The Narendra Modi government did well to lift export restrictions on certain drugs, especially hydroxychloroquine (HCQ), the anti-malarial drug that United States (US) President Donald Trump has touted as a game-changer in the fight against the coronavirus disease. Even though the drug’s efficacy against the deadly pathogen remains scientifically unproven, if it helps save lives, as Trump and some of his advisers have contended, letting US orders go through is the right thing to do on humanitarian grounds. This is presuming India did not dip too deep into its own reserves.
Equally important perhaps are the implications for the bilateral relationship. Americans have for long been very clear that while they may seem, and have been, genuinely supportive and generous with India, they don’t expect to see the relationship run like a charity. There is an expectation of returns, pay back — reciprocity, as Trump likes to put it. No administration, Republican or Democratic, has been less or more transactional; the current dispensation is avowedly more.
Anyone who doubts that should check the archives to learn of the outpouring of indignation in 2012 when India overlooked the bids of two US companies for 126 medium multi-role combat aircraft. The Americans had expected to win the multibillion-dollar contract — among other things, as an expression of gratitude from India for the civil nuclear deal signed four years before, that ended India’s nuclear isolation.

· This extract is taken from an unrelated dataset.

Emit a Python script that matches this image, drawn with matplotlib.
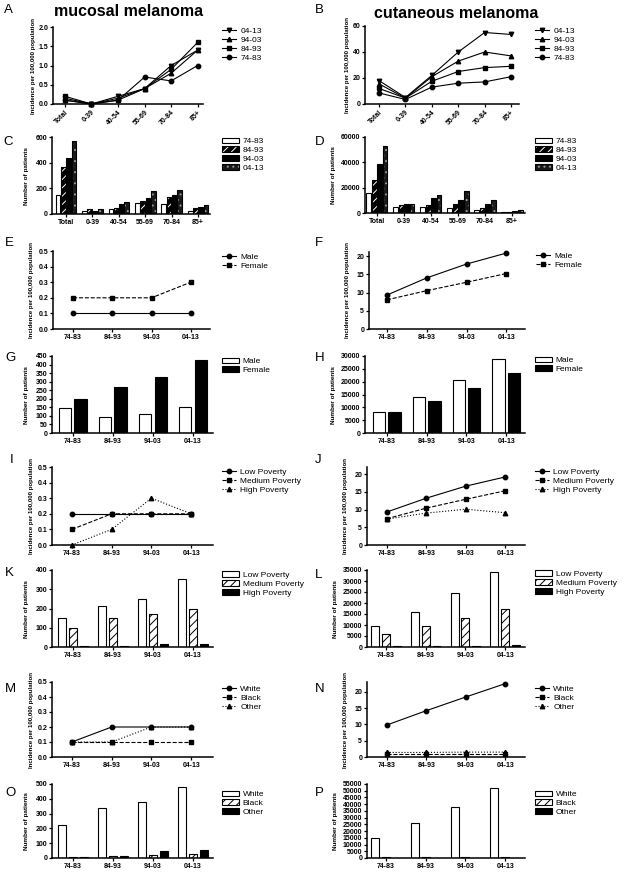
import matplotlib
matplotlib.use('Agg')
import matplotlib.pyplot as plt
from matplotlib.patches import Patch
from matplotlib import font_manager
import numpy as np

plt.rcParams['font.family'] = ['Liberation Sans', 'DejaVu Sans']
plt.rcParams['hatch.linewidth'] = 0.7

_names = {f.name for f in font_manager.fontManager.ttflist}
NARROW = 'Liberation Sans Narrow' in _names
LABEL_FAMILY = (['Liberation Sans Narrow', 'Liberation Sans', 'DejaVu Sans'] if NARROW
                else ['Liberation Sans', 'DejaVu Sans'])
INC_FS = 5.3 if NARROW else 4.4
NUM_FS = 5.5 if NARROW else 4.6

# ---------------- data ----------------
age_groups = ['Total', '0-39', '40-54', '55-69', '70-84', '85+']
periods = ['74-83', '84-93', '94-03', '04-13']

# A: mucosal incidence by age
muc_inc_0413 = [0.15, 0.0, 0.2, 0.4, 1.0, 1.4]
muc_inc_9403 = [0.1, 0.0, 0.15, 0.4, 0.8, 1.4]
muc_inc_8493 = [0.2, 0.0, 0.1, 0.4, 0.9, 1.6]
muc_inc_7483 = [0.1, 0.0, 0.1, 0.7, 0.6, 1.0]
# B: cutaneous incidence by age
cut_inc_0413 = [18, 5, 22, 40, 55, 53.5]
cut_inc_9403 = [15.5, 4.5, 21, 33, 40, 37]
cut_inc_8493 = [12, 4.5, 17.5, 25, 28, 29]
cut_inc_7483 = [8.5, 3.5, 13, 16, 17, 21]
# C: mucosal patients by age
muc_n_7483 = [145, 25, 40, 85, 80, 20]
muc_n_8493 = [365, 40, 50, 105, 130, 45]
muc_n_9403 = [435, 25, 80, 125, 145, 55]
muc_n_0413 = [570, 40, 95, 180, 185, 70]
# D: cutaneous patients by age
cut_n_7483 = [15500, 4500, 4500, 4000, 2000, 500]
cut_n_8493 = [26000, 6500, 6500, 7000, 4000, 700]
cut_n_9403 = [38500, 7500, 11500, 10000, 7500, 1200]
cut_n_0413 = [52500, 7500, 14000, 17000, 10500, 2500]
# E-H: sex
sex = ['Male', 'Female']
muc_inc_male = [0.1, 0.1, 0.1, 0.1]
muc_inc_female = [0.2, 0.2, 0.2, 0.3]
cut_inc_male = [9.3, 14.0, 17.8, 20.8]
cut_inc_female = [8.0, 10.5, 12.8, 15.2]
muc_n_male = [145, 95, 110, 150]
muc_n_female = [200, 270, 330, 425]
cut_n_male = [8000, 14000, 20800, 28800]
cut_n_female = [8000, 12300, 17600, 23500]
# I-L: poverty
poverty = ['Low Poverty', 'Medium Poverty', 'High Poverty']
muc_inc_low = [0.2, 0.2, 0.2, 0.2]
muc_inc_med = [0.1, 0.2, 0.2, 0.2]
muc_inc_high = [0.0, 0.1, 0.3, 0.2]
cut_inc_low = [9.3, 13.2, 16.6, 19.2]
cut_inc_med = [7.4, 10.4, 12.9, 15.3]
cut_inc_high = [7.3, 9.0, 10.1, 9.1]
muc_n_low = [150, 215, 250, 352]
muc_n_med = [97, 150, 173, 200]
muc_n_high = [3, 5, 18, 18]
cut_n_low = [9500, 16000, 24500, 34200]
cut_n_med = [6000, 9500, 13200, 17200]
cut_n_high = [300, 400, 500, 800]
# M-P: race
race = ['White', 'Black', 'Other']
muc_inc_white = [0.1, 0.2, 0.2, 0.2]
muc_inc_black = [0.1, 0.1, 0.1, 0.1]
muc_inc_other = [0.1, 0.1, 0.2, 0.2]
cut_inc_white = [9.8, 14.2, 18.4, 22.5]
cut_inc_black = [0.9, 0.9, 0.9, 0.9]
cut_inc_other = [1.4, 1.4, 1.5, 1.5]
muc_n_white = [225, 340, 378, 480]
muc_n_black = [10, 12, 20, 28]
muc_n_other = [8, 15, 45, 55]
cut_n_white = [15000, 26000, 38000, 52000]
cut_n_black = [500, 500, 500, 500]
cut_n_other = [300, 300, 300, 300]

# ---------------- helpers ----------------
W, H = 623, 876
fig = plt.figure(figsize=(W / 100, H / 100), dpi=100)

INC_LABEL = 'Incidence per 100,000 population'
NUM_LABEL = 'Number of patients'
TICK_FS = 5.0


def make_ax(l, t, r, b):
    ax = fig.add_axes([l / W, 1 - b / H, (r - l) / W, (b - t) / H])
    ax.spines[['top', 'right']].set_visible(False)
    ax.spines[['left', 'bottom']].set_linewidth(1.1)
    ax.tick_params(axis='both', width=0.9, length=2.3, labelsize=TICK_FS, pad=1.2)
    return ax


def set_y(ax, top_tick, step, fmt, ymax=None):
    ticks = np.arange(0, top_tick + step / 2, step)
    ax.set_ylim(0, ymax if ymax is not None else top_tick)
    ax.set_yticks(ticks, [fmt.format(v) for v in ticks], fontweight='bold', fontsize=TICK_FS)


def set_x(ax, cats, xlim, rot=0):
    ax.set_xlim(*xlim)
    if rot:
        ax.set_xticks(range(len(cats)), cats, fontweight='bold', fontsize=TICK_FS,
                      rotation=rot, ha='right', rotation_mode='anchor')
    else:
        ax.set_xticks(range(len(cats)), cats, fontweight='bold', fontsize=TICK_FS)


def ylabel(x_px, ax, text, fs):
    bb = ax.get_position()
    fig.text(x_px / W, bb.y0 + bb.height / 2, text, rotation=90, ha='center', va='center',
             fontsize=fs, fontweight='bold', family=LABEL_FAMILY)


def add_legend(ax, handles, labels, x_px, y_px, hl=1.7):
    ax.legend(handles, labels, loc='upper left', bbox_to_anchor=(x_px / W, 1 - y_px / H),
              bbox_transform=fig.transFigure, frameon=False, fontsize=6, borderpad=0,
              borderaxespad=0, labelspacing=0.12, handlelength=hl, handletextpad=0.5)


def letter(x_px, y_px, s):
    fig.text(x_px / W, 1 - y_px / H, s, fontsize=9.5, ha='left', va='top')


def line(ax, vals, marker, ls='-'):
    return ax.plot(range(len(vals)), vals, color='black', lw=0.8, ls=ls, marker=marker,
                   ms=3.2, clip_on=False)[0]


S_WHITE = ('white', None, None)
S_BLACK = ('black', None, None)
S_STRIPE_DARK = ('black', '////', 'white')
S_STRIPE_LIGHT = ('white', '////', 'black')
S_DOTS = ('#1a1a1a', '...', '#9a9a9a')


def bars(ax, x, vals, w, st):
    face, hatch, hcol = st
    if hatch:
        ax.bar(x, vals, w, color=face, edgecolor=hcol, hatch=hatch, linewidth=0)
        ax.bar(x, vals, w, fill=False, edgecolor='black', linewidth=0.8)
        return (Patch(facecolor=face, edgecolor=hcol, hatch=hatch, linewidth=0),
                Patch(fill=False, edgecolor='black', linewidth=0.8))
    ax.bar(x, vals, w, color=face, edgecolor='black', linewidth=0.8)
    return Patch(facecolor=face, edgecolor='black', linewidth=0.8)


def grouped(ax, series, styles, width, step):
    n = len(series)
    hs = []
    for i, (vals, st) in enumerate(zip(series, styles)):
        x = np.arange(len(vals)) + (i - (n - 1) / 2) * step
        hs.append(bars(ax, x, vals, width, st))
    return hs


# ---------------- A ----------------
ax = make_ax(53, 27, 203, 104)
hA = [line(ax, muc_inc_0413, 'v'), line(ax, muc_inc_9403, '^'),
      line(ax, muc_inc_8493, 's'), line(ax, muc_inc_7483, 'o')]
set_y(ax, 2.0, 0.5, '{:.1f}')
set_x(ax, age_groups, (-0.45, 5.2), rot=45)
ylabel(33, ax, INC_LABEL, INC_FS)
add_legend(ax, hA, ['04-13', '94-03', '84-93', '74-83'], 222, 27.5)
letter(4, 4, 'A')
fig.text(129 / W, 1 - 11 / H, 'mucosal melanoma', fontsize=11.5, fontweight='bold',
         ha='center', va='center')

# ---------------- B ----------------
ax = make_ax(365, 26, 519, 104)
hB = [line(ax, cut_inc_0413, 'v'), line(ax, cut_inc_9403, '^'),
      line(ax, cut_inc_8493, 's'), line(ax, cut_inc_7483, 'o')]
set_y(ax, 60, 20, '{:.0f}')
set_x(ax, age_groups, (-0.53, 5.3), rot=45)
ylabel(348, ax, INC_LABEL, INC_FS)
add_legend(ax, hB, ['04-13', '94-03', '84-93', '74-83'], 535, 27.5)
letter(315, 4, 'B')
fig.text(456 / W, 1 - 14 / H, 'cutaneous melanoma', fontsize=11.5, fontweight='bold',
         ha='center', va='center')

# ---------------- C ----------------
ax = make_ax(52, 137, 210, 214)
hC = grouped(ax, [muc_n_7483, muc_n_8493, muc_n_9403, muc_n_0413],
             [S_WHITE, S_STRIPE_DARK, S_BLACK, S_DOTS], 0.18, 0.2)
set_y(ax, 600, 200, '{:.0f}')
set_x(ax, age_groups, (-0.53, 5.45))
ylabel(27, ax, NUM_LABEL, NUM_FS)
add_legend(ax, hC, periods, 222, 137.5, hl=2.0)
letter(3, 136, 'C')

# ---------------- D ----------------
ax = make_ax(365, 137, 525, 213)
hD = grouped(ax, [cut_n_7483, cut_n_8493, cut_n_9403, cut_n_0413],
             [S_WHITE, S_STRIPE_DARK, S_BLACK, S_DOTS], 0.18, 0.2)
set_y(ax, 60000, 20000, '{:.0f}')
set_x(ax, age_groups, (-0.44, 5.48))
ylabel(334, ax, NUM_LABEL, NUM_FS)
add_legend(ax, hD, periods, 535, 137.5, hl=2.0)
letter(315, 136, 'D')

# ---------------- E ----------------
ax = make_ax(53, 251, 210, 329)
hE = [line(ax, muc_inc_male, 'o'), line(ax, muc_inc_female, 's', '--')]
set_y(ax, 0.5, 0.1, '{:.1f}')
set_x(ax, periods, (-0.51, 3.49))
ylabel(32, ax, INC_LABEL, INC_FS)
add_legend(ax, hE, sex, 222, 253.5)
letter(5, 237, 'E')

# ---------------- F ----------------
ax = make_ax(369, 252, 525, 329)
hF = [line(ax, cut_inc_male, 'o'), line(ax, cut_inc_female, 's', '--')]
set_y(ax, 20, 5, '{:.0f}', ymax=21.1)
set_x(ax, periods, (-0.45, 3.47))
ylabel(347, ax, INC_LABEL, INC_FS)
add_legend(ax, hF, sex, 536, 252.5)
letter(315, 237, 'F')

# ---------------- G ----------------
ax = make_ax(52, 356, 213, 433)
hG = grouped(ax, [muc_n_male, muc_n_female], [S_WHITE, S_BLACK], 0.31, 0.39)
set_y(ax, 450, 50, '{:.0f}')
set_x(ax, periods, (-0.52, 3.5))
ylabel(27, ax, NUM_LABEL, NUM_FS)
add_legend(ax, hG, sex, 222, 357.5, hl=2.0)
letter(5, 352, 'G')

# ---------------- H ----------------
ax = make_ax(365, 356, 525, 433)
hH = grouped(ax, [cut_n_male, cut_n_female], [S_WHITE, S_BLACK], 0.31, 0.39)
set_y(ax, 30000, 5000, '{:.0f}')
set_x(ax, periods, (-0.55, 3.47))
ylabel(334, ax, NUM_LABEL, NUM_FS)
add_legend(ax, hH, sex, 535, 356.5, hl=2.0)
letter(315, 352, 'H')

# ---------------- I ----------------
ax = make_ax(52, 467, 213, 545)
hI = [line(ax, muc_inc_low, 'o'), line(ax, muc_inc_med, 's', '--'),
      line(ax, muc_inc_high, '^', ':')]
set_y(ax, 0.5, 0.1, '{:.1f}')
set_x(ax, periods, (-0.5, 3.55))
ylabel(32, ax, INC_LABEL, INC_FS)
add_legend(ax, hI, poverty, 222, 468.5)
letter(10, 454, 'I')

# ---------------- J ----------------
ax = make_ax(367, 467, 525, 545)
hJ = [line(ax, cut_inc_low, 'o'), line(ax, cut_inc_med, 's', '--'),
      line(ax, cut_inc_high, '^', ':')]
set_y(ax, 20, 5, '{:.0f}', ymax=22)
set_x(ax, periods, (-0.5, 3.5))
ylabel(345, ax, INC_LABEL, INC_FS)
add_legend(ax, hJ, poverty, 535, 468.5)
letter(315, 454, 'J')

# ---------------- K ----------------
ax = make_ax(52, 570, 213, 647)
hK = grouped(ax, [muc_n_low, muc_n_med, muc_n_high],
             [S_WHITE, S_STRIPE_LIGHT, S_BLACK], 0.2, 0.27)
set_y(ax, 400, 100, '{:.0f}')
set_x(ax, periods, (-0.52, 3.5))
ylabel(27, ax, NUM_LABEL, NUM_FS)
add_legend(ax, hK, poverty, 222, 571.5, hl=2.0)
letter(5, 567, 'K')

# ---------------- L ----------------
ax = make_ax(367, 570, 525, 647)
hL = grouped(ax, [cut_n_low, cut_n_med, cut_n_high],
             [S_WHITE, S_STRIPE_LIGHT, S_BLACK], 0.2, 0.27)
set_y(ax, 35000, 5000, '{:.0f}')
set_x(ax, periods, (-0.48, 3.5))
ylabel(335, ax, NUM_LABEL, NUM_FS)
add_legend(ax, hL, poverty, 535, 570.5, hl=2.0)
letter(315, 569, 'L')

# ---------------- M ----------------
ax = make_ax(52, 682, 213, 757)
hM = [line(ax, muc_inc_white, 'o'), line(ax, muc_inc_black, 's', '--'),
      line(ax, muc_inc_other, '^', ':')]
set_y(ax, 0.5, 0.1, '{:.1f}')
set_x(ax, periods, (-0.5, 3.55))
ylabel(32, ax, INC_LABEL, INC_FS)
add_legend(ax, hM, race, 222, 685.5)
letter(5, 683, 'M')

# ---------------- N ----------------
ax = make_ax(367, 682, 525, 757)
hN = [line(ax, cut_inc_white, 'o'), line(ax, cut_inc_black, 's', '--'),
      line(ax, cut_inc_other, '^', ':')]
set_y(ax, 20, 5, '{:.0f}', ymax=23)
set_x(ax, periods, (-0.5, 3.5))
ylabel(345, ax, INC_LABEL, INC_FS)
add_legend(ax, hN, race, 535, 685.5)
letter(315, 683, 'N')

# ---------------- O ----------------
ax = make_ax(52, 784, 213, 858)
hO = grouped(ax, [muc_n_white, muc_n_black, muc_n_other],
             [S_WHITE, S_STRIPE_LIGHT, S_BLACK], 0.2, 0.27)
set_y(ax, 500, 100, '{:.0f}')
set_x(ax, periods, (-0.52, 3.5))
ylabel(27, ax, NUM_LABEL, NUM_FS)
add_legend(ax, hO, race, 222, 790.5, hl=2.0)
letter(5, 787, 'O')

# ---------------- P ----------------
ax = make_ax(367, 784, 525, 858)
hP = grouped(ax, [cut_n_white, cut_n_black, cut_n_other],
             [S_WHITE, S_STRIPE_LIGHT, S_BLACK], 0.2, 0.27)
set_y(ax, 55000, 5000, '{:.0f}')
set_x(ax, periods, (-0.48, 3.5))
ylabel(335, ax, NUM_LABEL, NUM_FS)
add_legend(ax, hP, race, 535, 790.5, hl=2.0)
letter(315, 787, 'P')

fig.savefig('out.png', dpi=100)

There have been constant reminders then of India’s voting record at the United Nations (UN), that does not align with US interest (guess what, not so surprisingly India has voted mostly in line with its own interest). Americans express a sense of hurt that this is so despite the growing relationship and all that the US does for India at the UN, especially to block or fend off the Chinese on a range of issues, including shaming it last year and getting it to agree to designate Masood Azhar a terrorist.
Just as the HCQ decision does not take care of all past favours, it will not unlock a bottomless treasure trove of goodies. But its significance for the relationship cannot be overstated, as Trump himself acknowledged in a thank-you tweet on Wednesday.
In the short-term, can India expect to be an early beneficiary of the vaccines that are either undergoing clinical trials in the US or are about to? More than two dozen pharmaceutical companies are racing to find a vaccine; two of them got off the starting line just this past Wednesday.
Human trials began on one in Seattle in mid-March, which could hit the markets next year. Gilead Sciences’ investigational drug, remdesivir, has been called the most promising of antiviral treatments on the way. India might also need ventilators and other medical supplies that are being cranked out or repurposed in American manufacturing facilities.
In the longer-term, Indians will feel most reassured by the president’s promise that their gesture of goodwill at this time of grave crisis for the US “will not be forgotten”.